Three times this year a former colleague called me and told me about a perfect position tailor made for me. Three times my application was tossed out before ever being seen by a human.  For six months these jobs were left unfilled. The agency couldn't find anyone qualified for the position.

This is how our federal government hires. Why would anyone even want to apply through such a system?  What are the chances the government is able to select the best candidates?  Is there any wonder of the reputation of our government employees?

If anyone is interested, the IRS and EPA have many openings.

One would think that with unemployment as high as it is, that for every job opening it would be extremely competitive,  and the hiring organization would be able to select the very best from a competitive field.  Maybe in the private sector this might be true; however in the federal government this isn't the case.

Many federal job openings are restricted to only other federal workers. Some might think this is fair -- that loyal employees should get preferential treatment.  Though with every social tweaking there will be consequences.

Imagine a career federal service employee, in this case a GS-15, retiring and leaving a vacancy.  This is great news for the deputy, the GS-14, who gets promoted to fill the vacancy. Now the agency promotes a GS-13 to fill that position. Eventually, the agency can't fill the next vacancy with anyone qualified. The job opportunity goes unfilled and the agency must manage with short staff.

The departments of Army, Navy, Agriculture, Treasury; and the IRS, NASA, and the FBI, all have openings with restricted hiring practices.

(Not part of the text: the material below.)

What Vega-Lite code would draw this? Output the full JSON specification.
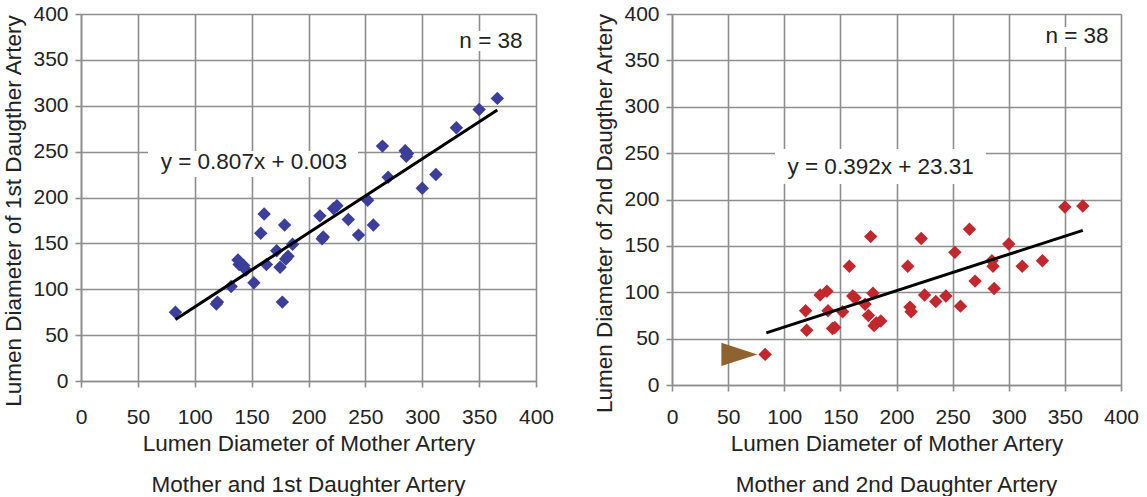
{
  "$schema": "https://vega.github.io/schema/vega-lite/v6.json",
  "padding": {"left": 2, "top": 3, "right": 5, "bottom": 0},
  "datasets": {
    "pts": [
      {"mother": 83, "d1": 75, "d2": 33},
      {"mother": 119, "d1": 84, "d2": 80},
      {"mother": 120, "d1": 86, "d2": 59},
      {"mother": 132, "d1": 103, "d2": 97},
      {"mother": 138, "d1": 132, "d2": 101},
      {"mother": 139, "d1": 127, "d2": 80},
      {"mother": 143, "d1": 126, "d2": 61},
      {"mother": 145, "d1": 121, "d2": 62},
      {"mother": 152, "d1": 107, "d2": 79},
      {"mother": 158, "d1": 161, "d2": 128},
      {"mother": 161, "d1": 182, "d2": 96},
      {"mother": 163, "d1": 127, "d2": 94},
      {"mother": 172, "d1": 142, "d2": 87},
      {"mother": 175, "d1": 124, "d2": 75},
      {"mother": 177, "d1": 86, "d2": 160},
      {"mother": 179, "d1": 170, "d2": 99},
      {"mother": 180, "d1": 133, "d2": 64},
      {"mother": 182, "d1": 136, "d2": 67},
      {"mother": 186, "d1": 149, "d2": 69},
      {"mother": 210, "d1": 180, "d2": 128},
      {"mother": 212, "d1": 155, "d2": 84},
      {"mother": 213, "d1": 157, "d2": 79},
      {"mother": 222, "d1": 188, "d2": 158},
      {"mother": 225, "d1": 191, "d2": 97},
      {"mother": 235, "d1": 176, "d2": 90},
      {"mother": 244, "d1": 159, "d2": 96},
      {"mother": 252, "d1": 197, "d2": 143},
      {"mother": 257, "d1": 170, "d2": 85},
      {"mother": 265, "d1": 256, "d2": 168},
      {"mother": 270, "d1": 222, "d2": 112},
      {"mother": 285, "d1": 251, "d2": 134},
      {"mother": 286, "d1": 245, "d2": 128},
      {"mother": 287, "d1": 248, "d2": 104},
      {"mother": 300, "d1": 210, "d2": 152},
      {"mother": 312, "d1": 225, "d2": 128},
      {"mother": 330, "d1": 276, "d2": 134},
      {"mother": 350, "d1": 296, "d2": 192},
      {"mother": 366, "d1": 308, "d2": 193}
    ],
    "fit": [
      {"mother": 83, "fit1": 66.98},
      {"mother": 366, "fit1": 295.37}
    ],
    "fit2": [
      {"mother": 84, "fit2": 56.24},
      {"mother": 366, "fit2": 166.78}
    ],
    "arrow": [
      {"mother": 60, "d2": 33}
    ]
  },
  "config": {
    "font": "Liberation Sans",
    "view": {"stroke": null},
    "axis": {
      "grid": true,
      "domain": true,
      "ticks": true,
      "labelFont": "Liberation Sans",
      "labelFontSize": 21,
      "labelColor": "#222222",
      "titleFont": "Liberation Sans",
      "titleFontSize": 22.5,
      "titleFontWeight": "normal",
      "titleColor": "#222222",
      "domainColor": "#8e8e8e",
      "domainWidth": 1.6,
      "tickColor": "#8e8e8e",
      "tickWidth": 1.6,
      "tickSize": 6,
      "labelFlush": false,
      "labelOverlap": false,
      "gridWidth": 1.6
    },
    "title": {
      "font": "Liberation Sans",
      "fontSize": 22.5,
      "fontWeight": "normal",
      "color": "#222222",
      "orient": "bottom",
      "frame": "group",
      "anchor": "middle",
      "baseline": "alphabetic",
      "offset": 19
    }
  },
  "spacing": 39,
  "hconcat": [
    {
      "width": 455,
      "height": 367,
      "title": {"text": "Mother and 1st Daughter Artery"},
      "layer": [
        {
          "data": {"name": "pts"},
          "mark": {"type": "point", "shape": "diamond", "filled": true, "size": 180, "opacity": 1, "color": "#3b3e9a"},
          "encoding": {
            "x": {
              "field": "mother", "type": "quantitative",
              "scale": {"domain": [0, 400], "nice": false},
              "axis": {
                "title": "Lumen Diameter of Mother Artery",
                "grid": true,
                "domain": true,
                "ticks": true,
                "values": [0, 25, 50, 75, 100, 125, 150, 175, 200, 225, 250, 275, 300, 325, 350, 375, 400],
                "labelExpr": "datum.value % 50 === 0 ? datum.label : ''",
                "tickOpacity": {"condition": {"test": "datum.value % 50 === 0", "value": 1}, "value": 0},
                "gridColor": {"condition": {"test": "datum.value % 50 === 0", "value": "#8e8e8e"}, "value": "#c4c4c4"},
                "labelPadding": 19.4,
                "titleBaseline": "alphabetic",
                "titleY": 69
              }
            },
            "y": {
              "field": "d1", "type": "quantitative",
              "scale": {"domain": [0, 400], "nice": false},
              "axis": {
                "title": "Lumen Diameter of 1st Daugther Artery",
                "grid": true,
                "domain": true,
                "ticks": true,
                "values": [0, 25, 50, 75, 100, 125, 150, 175, 200, 225, 250, 275, 300, 325, 350, 375, 400],
                "labelExpr": "datum.value % 50 === 0 ? datum.label : ''",
                "tickOpacity": {"condition": {"test": "datum.value % 50 === 0", "value": 1}, "value": 0},
                "gridColor": {"condition": {"test": "datum.value % 50 === 0", "value": "#8e8e8e"}, "value": "#c4c4c4"},
                "labelPadding": 7,
                "titleBaseline": "alphabetic",
                "titleX": -60.5,
                "titleY": 196.5
              }
            }
          }
        },
        {
          "data": {"values": [{}]},
          "mark": {"type": "rect", "color": "white"},
          "encoding": {
            "x": {"datum": 58.9, "type": "quantitative"},
            "x2": {"datum": 243.5},
            "y": {"datum": 250.7, "type": "quantitative"},
            "y2": {"datum": 222.3}
          }
        },
        {
          "data": {"values": [{}]},
          "mark": {"type": "rect", "color": "white"},
          "encoding": {
            "x": {"datum": 323.5, "type": "quantitative"},
            "x2": {"datum": 394.7},
            "y": {"datum": 381.5, "type": "quantitative"},
            "y2": {"datum": 359.7}
          }
        },
        {
          "data": {"name": "fit"},
          "mark": {"type": "line", "color": "black", "strokeWidth": 3},
          "encoding": {
            "x": {"field": "mother", "type": "quantitative"},
            "y": {"field": "fit1", "type": "quantitative"}
          }
        },
        {
          "data": {"values": [{}]},
          "mark": {"type": "text", "fontSize": 22.5, "color": "#222222", "align": "center", "baseline": "middle", "text": "y = 0.807x + 0.003"},
          "encoding": {
            "x": {"datum": 152, "type": "quantitative"},
            "y": {"datum": 238.7, "type": "quantitative"}
          }
        },
        {
          "data": {"values": [{}]},
          "mark": {"type": "text", "fontSize": 22.5, "color": "#222222", "align": "center", "baseline": "middle", "text": "n = 38"},
          "encoding": {
            "x": {"datum": 360.4, "type": "quantitative"},
            "y": {"datum": 370.9, "type": "quantitative"}
          }
        }
      ]
    },
    {
      "width": 449,
      "height": 371,
      "title": {"text": "Mother and 2nd Daughter Artery"},
      "layer": [
        {
          "data": {"name": "pts"},
          "mark": {"type": "point", "shape": "diamond", "filled": true, "size": 180, "opacity": 1, "color": "#c1272d"},
          "encoding": {
            "x": {
              "field": "mother", "type": "quantitative",
              "scale": {"domain": [0, 400], "nice": false},
              "axis": {
                "title": "Lumen Diameter of Mother Artery",
                "grid": true,
                "domain": true,
                "ticks": true,
                "values": [0, 25, 50, 75, 100, 125, 150, 175, 200, 225, 250, 275, 300, 325, 350, 375, 400],
                "labelExpr": "datum.value % 50 === 0 ? datum.label : ''",
                "tickOpacity": {"condition": {"test": "datum.value % 50 === 0", "value": 1}, "value": 0},
                "gridColor": {"condition": {"test": "datum.value % 50 === 0", "value": "#8e8e8e"}, "value": "#c4c4c4"},
                "labelPadding": 15.4,
                "titleBaseline": "alphabetic",
                "titleY": 65
              }
            },
            "y": {
              "field": "d2", "type": "quantitative",
              "scale": {"domain": [0, 400], "nice": false},
              "axis": {
                "title": "Lumen Diameter of 2nd Daugther Artery",
                "grid": true,
                "domain": true,
                "ticks": true,
                "values": [0, 25, 50, 75, 100, 125, 150, 175, 200, 225, 250, 275, 300, 325, 350, 375, 400],
                "labelExpr": "datum.value % 50 === 0 ? datum.label : ''",
                "tickOpacity": {"condition": {"test": "datum.value % 50 === 0", "value": 1}, "value": 0},
                "gridColor": {"condition": {"test": "datum.value % 50 === 0", "value": "#8e8e8e"}, "value": "#c4c4c4"},
                "labelPadding": 7,
                "titleBaseline": "alphabetic",
                "titleX": -60.5,
                "titleY": 199
              }
            }
          }
        },
        {
          "data": {"values": [{}]},
          "mark": {"type": "rect", "color": "white"},
          "encoding": {
            "x": {"datum": 91.8, "type": "quantitative"},
            "x2": {"datum": 279.7},
            "y": {"datum": 254.4, "type": "quantitative"},
            "y2": {"datum": 216.7}
          }
        },
        {
          "data": {"values": [{}]},
          "mark": {"type": "rect", "color": "white"},
          "encoding": {
            "x": {"datum": 323.4, "type": "quantitative"},
            "x2": {"datum": 394.7},
            "y": {"datum": 386, "type": "quantitative"},
            "y2": {"datum": 364.4}
          }
        },
        {
          "data": {"name": "fit2"},
          "mark": {"type": "line", "color": "black", "strokeWidth": 3},
          "encoding": {
            "x": {"field": "mother", "type": "quantitative"},
            "y": {"field": "fit2", "type": "quantitative"}
          }
        },
        {
          "data": {"name": "arrow"},
          "mark": {"type": "point", "shape": "M -1 -0.64 L 1 0 L -1 0.64 Z", "filled": true, "size": 1296, "opacity": 1, "color": "#8e6330"},
          "encoding": {
            "x": {"field": "mother", "type": "quantitative"},
            "y": {"field": "d2", "type": "quantitative"}
          }
        },
        {
          "data": {"values": [{}]},
          "mark": {"type": "text", "fontSize": 22.5, "color": "#222222", "align": "center", "baseline": "middle", "text": "y = 0.392x + 23.31"},
          "encoding": {
            "x": {"datum": 185.9, "type": "quantitative"},
            "y": {"datum": 234.6, "type": "quantitative"}
          }
        },
        {
          "data": {"values": [{}]},
          "mark": {"type": "text", "fontSize": 22.5, "color": "#222222", "align": "center", "baseline": "middle", "text": "n = 38"},
          "encoding": {
            "x": {"datum": 360.8, "type": "quantitative"},
            "y": {"datum": 376.6, "type": "quantitative"}
          }
        }
      ]
    }
  ]
}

If the agency in question is the Department of Defense and there is qualified soldier who has been performing an almost identical position for years, would this federal employee be able to apply for this position? No, because being a Solider, Sailor, Airman or Marine does not count as being a federal employee.

Eventually the agency might get permission to hire from the outside. A potential job candidate applies on usajobs web site(http://www.usajobs.gov), attaches his resume, cover letter, college transcripts and is redirected to a specific agency web site. If the candidate is using a MAC he'll have a 50-50 chance of never advancing any further.  Internet Explorer users will all get to the next level questionnaire.

The first question, asked in a roundabout way, is are you an illegal immigrant? Next asks if the candidate applied for the selective service. What about those who never signed up because they enlisted in the Army instead? This is a way if weeding out some of the candidates.

Following this are the "diversity" questions.  This is necessary to insure that everyone is treated fairly and on an equal basis based upon merit and not any other factor. First is the gender question. Next is what is the color of your skin, though if your skin is brown due to being from northern Africa, or Middle East you must answer white. The last question is very simple: do you claim  to have lineage from Spain?  How sad to be from Portugal.

If you pass all of this, then your resume is passed through the magic key word scanner.  Last year I was trying to fill a vacancy for the Department of the Army. The magic scanner would supply us with 200 resumes all of which were 10 pages or longer.  By hand we sorted through these and found a half dozen we could interview, though in reality only one was really qualified. Through the grapevine we knew we had three or four good candidates which the magic scanner threw out.

Three times this year a former colleague called me and told me about a perfect position tailor made for me. Three times my application was tossed out before ever being seen by a human.  For six months these jobs were left unfilled. The agency couldn't find anyone qualified for the position.

This is how our federal government hires. Why would anyone even want to apply through such a system?  What are the chances the government is able to select the best candidates?  Is there any wonder of the reputation of our government employees?

If anyone is interested, the IRS and EPA have many openings.